A B.C. mom whose children were taken away to Lebanon last year without her permission is pleading with Prime Minister Justin Trudeau to help bring them home.

Abbotsford resident Shelley Beyak spoke to CTV News Friday from Beirut, where she is struggling to navigate a foreign justice system in a desperate attempt to reclaim her two kids, 10-year-old Mia and eight-year-old Liam.

"I cannot express to you how confusing and convoluted and slow the court system is here," Beyak said.

The youngsters' father, Lebanese national Wissam Tarabichi, is facing criminal charges in Canada for allegedly flying them to his home country in secret back in March 2018.

They have remained in Lebanon ever since, where the government does not recognize Canadian custody orders.

Beyak arrived in the country on Jan. 10. She's been in communication with Canadian consular officials, but said she ultimately feels trapped handling the situation alone with her lawyer.

She worries she'll be leaving her beloved children behind when she flies home later this month, barring a high-level intervention from her own government, including a personal push from Trudeau.

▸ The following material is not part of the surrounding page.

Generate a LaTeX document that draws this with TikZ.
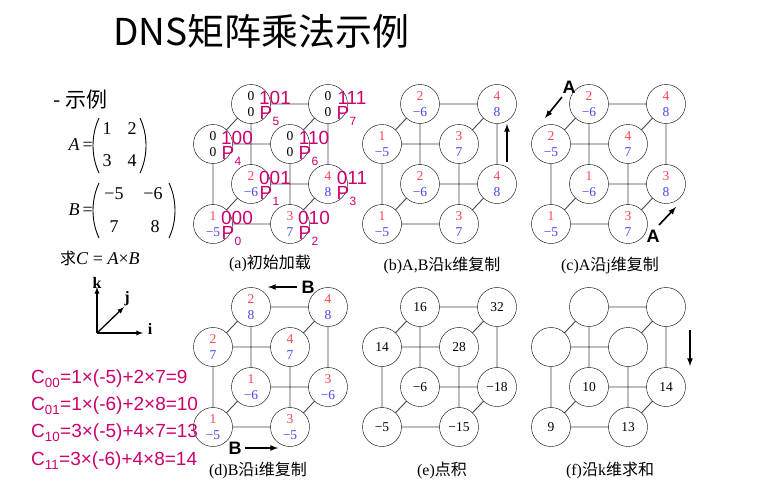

"Nobody's doing anything," Beyak said. "I feel like the prime minister just doesn’t care enough to do something for his own two citizens."

Liam and Mia Tarabichi

The one bright spot in her ongoing struggle, which is now in its tenth month, has been seeing her children again. With help from a lawyer in Lebanon, Beyak has been allowed to have three visits with Mia and Liam since arriving three weeks ago.

"It's been so vital for me to come here," she said. "(My kids) are going to remember that and they're going to remember how they felt. And I feel so grateful because I know some parents in my situation, and they never got to see their kids again."

Even so, she said the visits have been stilted and sometimes awkward.

"I feel so sad for them because they just can't be themselves right now. And I understand that's a coping mechanism, but this is also why I want them home as soon as possible – it's because the faster they get home, the less trauma there is for them," Beyak said.

She described the heartbreaking moment during her first visit when she threw her arms around her children to give them a hug, and they didn't hug back.

Beyak tried to turn it into a joke, and pulled the kids' arms around her.

"Then they hugged me," she said.

Back home in Canada, Beyak's challenging circumstances were raised Friday in the House of Commons, where Conservative MP Todd Doherty challenged Trudeau to intervene.

"When will the prime minister call the president of Lebanon and demand the return of Liam and Mia Tarabichi?" the Cariboo-Prince George representative asked.

But Pamela Goldsmith-Jones, parliamentary secretary to the Ministry of Foreign Affairs, had few words of reassurance. Goldsmith-Jones said she's been in contact with the family personally, but could not share any details of how the government is working to help them.

"Our thoughts do go out to the family," she said. "Due to the provisions of the Privacy Act I'm very sorry not to be able to disclose any further information."

Beyak met Tarabichi in Lebanon back in 2006, when she was working overseas, and they married the next year. They had Liam and Mia before moving to Canada in 2010.

The couple was divorced and sharing custody when Tarabichi allegedly abducted them last year, bringing them to the U.S. for what was supposed to be a spring break vacation and then flying them overseas.

Beyak told CTV News she plans to remain in Lebanon until the end of February to spend more time with her children. She has set up an online fundraiser to help with her expenses, and has raised more than $42,000 over the last year.